Attorney, Agent or Firm: Hanegan; Herbert M. Tate; Stanley
L. Linne; R. Steven
Parent Case Text
CROSS REFERENCE TO RELATED APPLICATIONS
This application is a continuation-in-part of our copending
application Ser. No. 589,651, filed June 23, 1975, abandoned which
in turn is a continuation-in-part of our copending application Ser.
No. 150,724, filed June 7, 1971, which in turn is a
continuation-in-part of our copending application Ser.

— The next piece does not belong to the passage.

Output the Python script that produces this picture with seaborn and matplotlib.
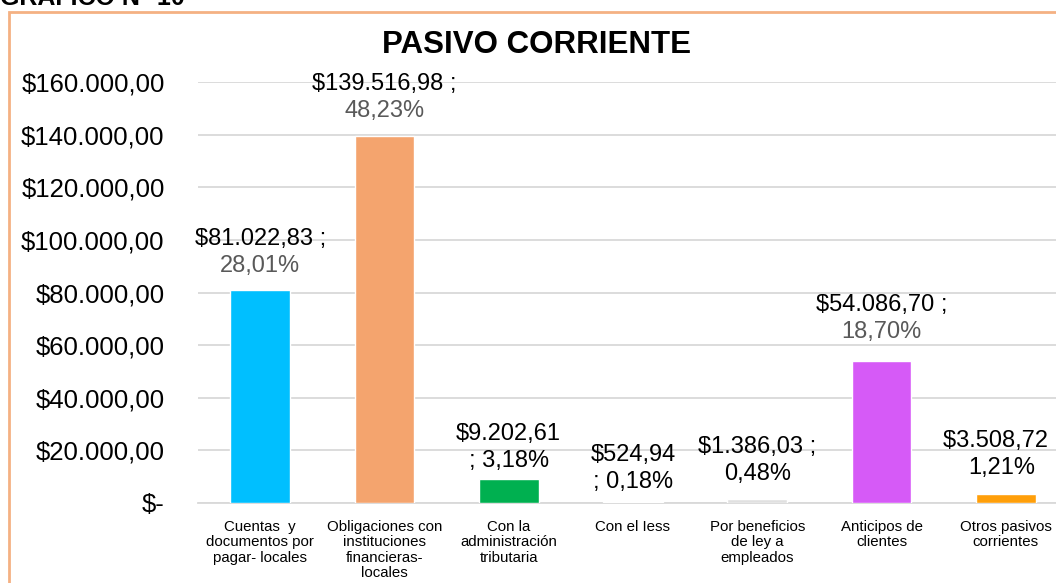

No. 147,196,
filed May 26, 1971, both now abandoned.
Claims
What is claimed is:
1. An aluminum alloy electrical conductor having a minimum
conductivity of 57 percent IACS consisting essentially of from
about 0.20 to about 1.60 weight percent nickel, from about 0.30 to
about 1.30 weight percent iron, wherein the combined weight
percentage of nickel plus iron is greater than about 1.25 percent,
an additional alloying element selected from the group consisting
of magnesium, copper, silicon and mixtures thereof in a total
amount from about 0.001 to about 0.725 percent, and the remainder
being aluminum with associated trace elements.

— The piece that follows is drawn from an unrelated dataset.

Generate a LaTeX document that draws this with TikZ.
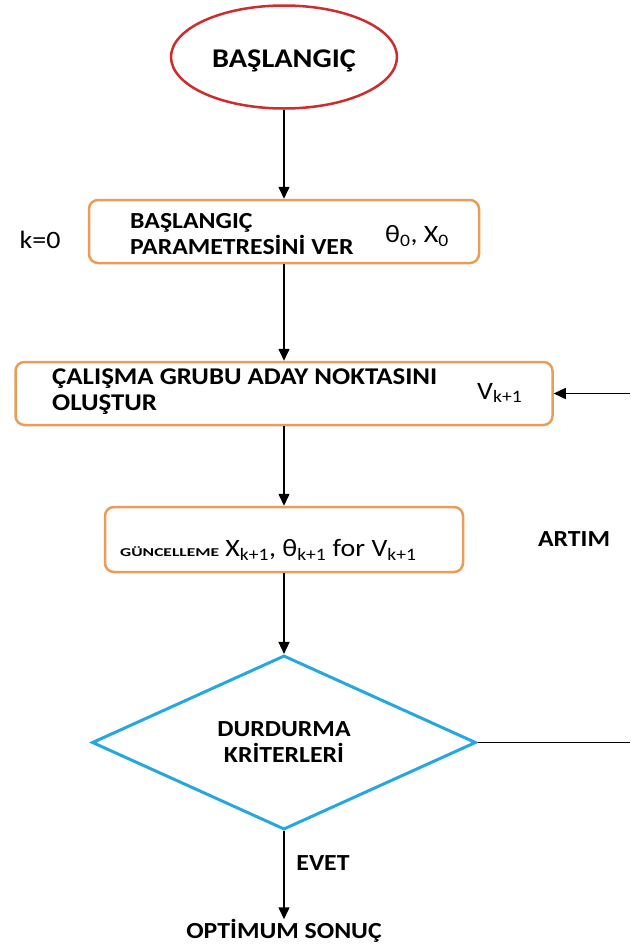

2. The aluminum alloy electrical conductor according to claim 1
wherein said conductor is in the form of a rod.
3. The aluminum alloy electrical conductor according to claim 1
wherein said conductor is in the form of a wire.
4. The aluminum alloy electrical conductor wire of claim 3 having
dispersed therein intermetallic precipitates consisting essentially
of nickel aluminate and iron aluminate.
5. The aluminum alloy electrical conductor wire of claim 4 wherein
said intermetallic precipitates, after cold working, are
substantially aligned in the direction of drawing further
strengthening said wire.
6. The method of preparing an aluminum alloy electrical conductor
having a minimum conductivity of at least 57 percent IACS
comprising the steps of:
A. alloying from about 0.20 to about 1.60 weight percent nickel,
about 0.30 to about 1.30 weight percent iron, wherein the combined
weight percentage of nickel plus iron is greater than about 1.25
percent, an additional alloying element selected from the group
consisting of magnesium, copper, silicon and mixtures thereof in a
total amount from about 0.001 to about 0.725 percent, and the
remainder being aluminum with associated trace elements;
B. casting the alloy in a moving mold formed between a groove in
the periphery of a rotating casting wheel and a metal belt lying
adjacent said groove for a portion of its length;
C. hot rolling the cast alloy substantially immediately after
casting while the cast alloy is in essentially that condition as
cast to form a continuous rod.
7. The method of preparing an aluminum alloy conductor in
accordance with claim 6 including the further step of drawing said
conductor through wire-drawing dies, without annealing the
conductor between drawing dies, to form wire having the following
properties when measured as a fully annealed wire:
Tensile strength: at least 12,000 psi
Yield strength: at least 8,000 psi.
8. The method according to claim 7 wherein said alloy conductor
wire has dispersed therein intermetallic precipitates consisting
essentially of nickel aluminate and iron aluminate which are
substantially aligned in the direction of drawing further
strengthening the wire.
Description
DESCRIPTION OF THE PREFERRED EMBODIMENTS
The present invention concerns an aluminum base alloy especially
suited for producing high strength light-weight electrical
conductors including wire, rod and other such articles of
manufacture. The present alloy is particularly well suited for use
as a wire, rod, cable, bus bar, tube connector, termination,
receptacle plug or electrical contact device for conducting
electricity.
Aluminum base alloys are finding wider acceptance in the
marketplace of today because of their light weight and low cost.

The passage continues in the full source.